Objective> Skip all pictures, then print the remaining material exactly.
start Given data
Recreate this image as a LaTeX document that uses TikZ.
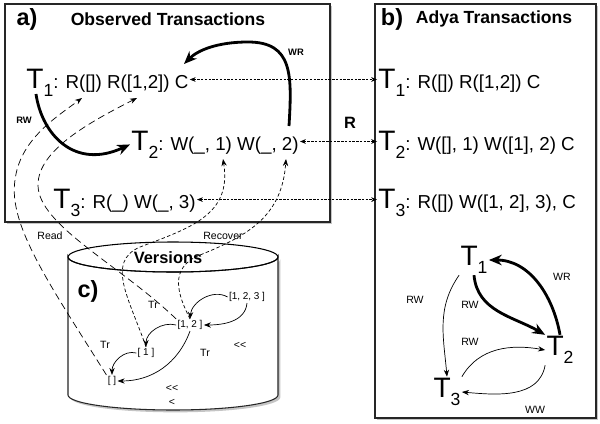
\documentclass[tikz,border=0pt]{standalone}
\usepackage{fontspec}
\setmainfont{Liberation Sans}
\usetikzlibrary{
  arrows.meta,
  shadows}

\newcommand{\Tsub}[1]{%
  {\fontsize{24}{24}\selectfont T}%
  \raisebox{-7pt}{\fontsize{15}{15}\selectfont #1}}

\begin{document}
\begin{tikzpicture}[x=0.03cm,y=-0.03cm]
\tikzset{
  panel/.style={
    draw=black!85,
    line width=0.9pt,
    fill=white,
    drop shadow={shadow xshift=2pt,shadow yshift=-2pt,opacity=0.45}},
  txline/.style={
    anchor=base west,
    inner sep=1pt,
    font=\fontsize{16}{17}\selectfont},
  titletext/.style={font=\bfseries\fontsize{15}{16}\selectfont},
  tag/.style={font=\bfseries\fontsize{20}{20}\selectfont},
  bigbold/.style={font=\bfseries\fontsize{14}{14}\selectfont},
  smallbold/.style={font=\bfseries\fontsize{8}{9}\selectfont},
  elabel/.style={font=\fontsize{9}{10}\selectfont},
  vlabel/.style={
    inner sep=1pt,
    font=\fontsize{8.5}{10}\selectfont},
  gnode/.style={inner sep=1pt},
  linkarrow/.style={
    draw,
    line width=0.5pt,
    dash pattern=on 2pt off 1.2pt,
    {Stealth[length=5pt,width=4pt]}-{Stealth[length=5pt,width=4pt]}},
  heavyarrow/.style={
    draw,
    line width=2.4pt,
    -{Stealth[length=11pt,width=9pt]}},
  edgearrow/.style={
    draw,
    line width=0.6pt,
    -{Stealth[length=6pt,width=4.5pt]}},
  readline/.style={
    draw,
    line width=0.6pt,
    dash pattern=on 6pt off 3.5pt,
    -{Stealth[length=6pt,width=4.5pt]}},
  recoverline/.style={
    draw,
    line width=0.6pt,
    dash pattern=on 3pt off 2pt,
    -{Stealth[length=6pt,width=4.5pt]}},
}

\fill[white] (0,0) rectangle (600,423);
\useasboundingbox (0,0) rectangle (600,423);

\path[panel] (5,4) rectangle (330,222);
\path[panel] (375,4) rectangle (596,418);

\path[panel]
(68,257) -- (68,395)
arc[start angle=180,end angle=0,x radius=105,y radius=15]
-- (278,257)
arc[start angle=0,end angle=180,x radius=105,y radius=15]
-- cycle;
\draw[line width=0.9pt] (173,257) ellipse[x radius=105,y radius=15];

\node[tag] (taga) at (27,19) {a)};
\node[titletext] (tita) at (168,19) {Observed Transactions};
\node[tag] (tagb) at (392,19) {b)};
\node[titletext] (titb) at (494,19) {Adya Transactions};
\node[tag] (tagc) at (88,291) {c)};
\node[bigbold] (vtitle) at (168,258) {Versions};
\node[bigbold] (rlabel) at (350,123) {R};

\node[txline] (a1) at (25,88) {\Tsub{1}: R([]) R([1,2]) C};
\node[txline] (a2) at (130,150) {\Tsub{2}: W(\_, 1) W(\_, 2)};
\node[txline] (a3) at (52,208) {\Tsub{3}: R(\_) W(\_, 3)};
\node[txline] (b1) at (377,88) {\Tsub{1}: R([]) R([1,2]) C};
\node[txline] (b2) at (377,150) {\Tsub{2}: W([], 1) W([1], 2) C};
\node[txline] (b3) at (377,208) {\Tsub{3}: R([]) W([1, 2], 3), C};

\path[linkarrow] ([yshift=2.5pt]a1.east) -- ([yshift=2.5pt]b1.west);
\path[linkarrow] ([yshift=2.5pt]a2.east) -- ([yshift=2.5pt]b2.west);
\path[linkarrow] ([yshift=2.5pt]a3.east) -- ([yshift=2.5pt]b3.west);

\coordinate (t1foot) at (36,94);
\coordinate (ctop) at (184,64);
\coordinate (w2foot) at (289,126);
\coordinate (r0) at (82,98);
\coordinate (r12) at (137,98);
\coordinate (w1) at (223,159);
\coordinate (w2) at (286,159);

\path[heavyarrow] (w2foot)
  .. controls (292,75) and (293,42) .. (248,42)
  .. controls (218,42) and (198,50) .. (ctop);
\path[heavyarrow] (t1foot)
  .. controls (42,135) and (75,170) .. (a2.west);
\node[smallbold] (wra) at (296,52) {WR};
\node[smallbold] (rwa) at (24,120) {RW};

\node[vlabel] (v123) at (247,297) {[1, 2, 3 ]};
\node[vlabel] (v12) at (190,325) {[1, 2 ]};
\node[vlabel] (v1) at (146,353) {[ 1 ]};
\node[vlabel] (v0) at (112,381) {[ ]};

\path[edgearrow] (v123.west) to[out=150,in=85] (v12.north);
\path[edgearrow] (v123.south) to[out=-95,in=0] (v12.east);
\path[edgearrow] (v12.west) to[out=165,in=90] (v1.north);
\path[edgearrow] (v12.south) to[out=-110,in=0] (v0.east);
\path[edgearrow] (v1.west) to[out=165,in=90] (v0.north);

\node[elabel] (tr1) at (153,305) {Tr};
\node[elabel] (tr2) at (105,345) {Tr};
\node[elabel] (tr3) at (205,353) {Tr};
\node[elabel] (lt1) at (240,345) {<{}<};
\node[elabel] (lt2) at (172,388) {<{}<};
\node[elabel] (lt3) at (172,402) {<};

\path[readline] (v0.north west)
  .. controls (50,285) and (8,225) .. (15,180)
  .. controls (20,140) and (55,118) .. (r0);
\path[readline] (v12.north west)
  .. controls (120,265) and (38,225) .. (38,185)
  .. controls (38,150) and (90,122) .. (r12);
\path[recoverline] (v1.north)
  .. controls (130,300) and (105,262) .. (140,247)
  .. controls (190,228) and (232,215) .. (w1);
\path[recoverline] (v12.north)
  .. controls (178,295) and (168,268) .. (200,255)
  .. controls (250,235) and (282,215) .. (w2);
\node[elabel] (readlbl) at (50,236) {Read};
\node[elabel] (reclbl) at (223,236) {Recover};

\node[gnode] (g1) at (474,260) {\Tsub{1}};
\node[gnode] (g2) at (560,350) {\Tsub{2}};
\node[gnode] (g3) at (447,392) {\Tsub{3}};

\path[heavyarrow] (g2.north) to[out=100,in=0] (g1.east);
\path[heavyarrow] (g1.south) to[out=-85,in=150] (g2.north west);
\path[edgearrow] (g1.south west) to[out=-125,in=95] (g3.north);
\path[edgearrow] (g3.north east) to[out=60,in=170] (g2.west);
\path[edgearrow] (g2.south west) to[out=-100,in=-5] (g3.east);

\node[elabel] (wrb) at (562,277) {WR};
\node[elabel] (rwb1) at (470,305) {RW};
\node[elabel] (rwb2) at (415,300) {RW};
\node[elabel] (rwb3) at (470,342) {RW};
\node[elabel] (wwb) at (535,410) {WW};
\end{tikzpicture}
\end{document}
end Given data
Exercise answer>
Recreate this image as a LaTeX document that uses TikZ.
\documentclass[tikz,border=0pt]{standalone}
\usepackage{fontspec}
\setmainfont{Liberation Sans}
\usetikzlibrary{
  arrows.meta,
  shadows}

\newcommand{\Tsub}[1]{%
  {\fontsize{24}{24}\selectfont T}%
  \raisebox{-7pt}{\fontsize{15}{15}\selectfont #1}}

\begin{document}
\begin{tikzpicture}[x=0.03cm,y=-0.03cm]
\tikzset{
  panel/.style={
    draw=black!85,
    line width=0.9pt,
    fill=white,
    drop shadow={shadow xshift=2pt,shadow yshift=-2pt,opacity=0.45}},
  txline/.style={
    anchor=base west,
    inner sep=1pt,
    font=\fontsize{16}{17}\selectfont},
  titletext/.style={font=\bfseries\fontsize{15}{16}\selectfont},
  tag/.style={font=\bfseries\fontsize{20}{20}\selectfont},
  bigbold/.style={font=\bfseries\fontsize{14}{14}\selectfont},
  smallbold/.style={font=\bfseries\fontsize{8}{9}\selectfont},
  elabel/.style={font=\fontsize{9}{10}\selectfont},
  vlabel/.style={
    inner sep=1pt,
    font=\fontsize{8.5}{10}\selectfont},
  gnode/.style={inner sep=1pt},
  linkarrow/.style={
    draw,
    line width=0.5pt,
    dash pattern=on 2pt off 1.2pt,
    {Stealth[length=5pt,width=4pt]}-{Stealth[length=5pt,width=4pt]}},
  heavyarrow/.style={
    draw,
    line width=2.4pt,
    -{Stealth[length=11pt,width=9pt]}},
  edgearrow/.style={
    draw,
    line width=0.6pt,
    -{Stealth[length=6pt,width=4.5pt]}},
  readline/.style={
    draw,
    line width=0.6pt,
    dash pattern=on 6pt off 3.5pt,
    -{Stealth[length=6pt,width=4.5pt]}},
  recoverline/.style={
    draw,
    line width=0.6pt,
    dash pattern=on 3pt off 2pt,
    -{Stealth[length=6pt,width=4.5pt]}},
}

\fill[white] (0,0) rectangle (600,423);
\useasboundingbox (0,0) rectangle (600,423);

\path[panel] (5,4) rectangle (330,222);
\path[panel] (375,4) rectangle (596,418);

\path[panel]
(68,257) -- (68,395)
arc[start angle=180,end angle=0,x radius=105,y radius=15]
-- (278,257)
arc[start angle=0,end angle=180,x radius=105,y radius=15]
-- cycle;
\draw[line width=0.9pt] (173,257) ellipse[x radius=105,y radius=15];

\node[tag] (taga) at (27,19) {a)};
\node[titletext] (tita) at (168,19) {Observed Transactions};
\node[tag] (tagb) at (392,19) {b)};
\node[titletext] (titb) at (494,19) {Adya Transactions};
\node[tag] (tagc) at (88,291) {c)};
\node[bigbold] (vtitle) at (168,258) {Versions};
\node[bigbold] (rlabel) at (350,123) {R};

\node[txline] (a1) at (25,88) {\Tsub{1}: R([]) R([1,2]) C};
\node[txline] (a2) at (130,150) {\Tsub{2}: W(\_, 1) W(\_, 2)};
\node[txline] (a3) at (52,208) {\Tsub{3}: R(\_) W(\_, 3)};
\node[txline] (b1) at (377,88) {\Tsub{1}: R([]) R([1,2]) C};
\node[txline] (b2) at (377,150) {\Tsub{2}: W([], 1) W([1], 2) C};
\node[txline] (b3) at (377,208) {\Tsub{3}: R([]) W([1, 2], 3), C};

\path[linkarrow] ([yshift=2.5pt]a1.east) -- ([yshift=2.5pt]b1.west);
\path[linkarrow] ([yshift=2.5pt]a2.east) -- ([yshift=2.5pt]b2.west);
\path[linkarrow] ([yshift=2.5pt]a3.east) -- ([yshift=2.5pt]b3.west);

\coordinate (t1foot) at (36,94);
\coordinate (ctop) at (184,64);
\coordinate (w2foot) at (289,126);
\coordinate (r0) at (82,98);
\coordinate (r12) at (137,98);
\coordinate (w1) at (223,159);
\coordinate (w2) at (286,159);

\path[heavyarrow] (w2foot)
  .. controls (292,75) and (293,42) .. (248,42)
  .. controls (218,42) and (198,50) .. (ctop);
\path[heavyarrow] (t1foot)
  .. controls (42,135) and (75,170) .. (a2.west);
\node[smallbold] (wra) at (296,52) {WR};
\node[smallbold] (rwa) at (24,120) {RW};

\node[vlabel] (v123) at (247,297) {[1, 2, 3 ]};
\node[vlabel] (v12) at (190,325) {[1, 2 ]};
\node[vlabel] (v1) at (146,353) {[ 1 ]};
\node[vlabel] (v0) at (112,381) {[ ]};

\path[edgearrow] (v123.west) to[out=150,in=85] (v12.north);
\path[edgearrow] (v123.south) to[out=-95,in=0] (v12.east);
\path[edgearrow] (v12.west) to[out=165,in=90] (v1.north);
\path[edgearrow] (v12.south) to[out=-110,in=0] (v0.east);
\path[edgearrow] (v1.west) to[out=165,in=90] (v0.north);

\node[elabel] (tr1) at (153,305) {Tr};
\node[elabel] (tr2) at (105,345) {Tr};
\node[elabel] (tr3) at (205,353) {Tr};
\node[elabel] (lt1) at (240,345) {<{}<};
\node[elabel] (lt2) at (172,388) {<{}<};
\node[elabel] (lt3) at (172,402) {<};

\path[readline] (v0.north west)
  .. controls (50,285) and (8,225) .. (15,180)
  .. controls (20,140) and (55,118) .. (r0);
\path[readline] (v12.north west)
  .. controls (120,265) and (38,225) .. (38,185)
  .. controls (38,150) and (90,122) .. (r12);
\path[recoverline] (v1.north)
  .. controls (130,300) and (105,262) .. (140,247)
  .. controls (190,228) and (232,215) .. (w1);
\path[recoverline] (v12.north)
  .. controls (178,295) and (168,268) .. (200,255)
  .. controls (250,235) and (282,215) .. (w2);
\node[elabel] (readlbl) at (50,236) {Read};
\node[elabel] (reclbl) at (223,236) {Recover};

\node[gnode] (g1) at (474,260) {\Tsub{1}};
\node[gnode] (g2) at (560,350) {\Tsub{2}};
\node[gnode] (g3) at (447,392) {\Tsub{3}};

\path[heavyarrow] (g2.north) to[out=100,in=0] (g1.east);
\path[heavyarrow] (g1.south) to[out=-85,in=150] (g2.north west);
\path[edgearrow] (g1.south west) to[out=-125,in=95] (g3.north);
\path[edgearrow] (g3.north east) to[out=60,in=170] (g2.west);
\path[edgearrow] (g2.south west) to[out=-100,in=-5] (g3.east);

\node[elabel] (wrb) at (562,277) {WR};
\node[elabel] (rwb1) at (470,305) {RW};
\node[elabel] (rwb2) at (415,300) {RW};
\node[elabel] (rwb3) at (470,342) {RW};
\node[elabel] (wwb) at (535,410) {WW};
\end{tikzpicture}
\end{document}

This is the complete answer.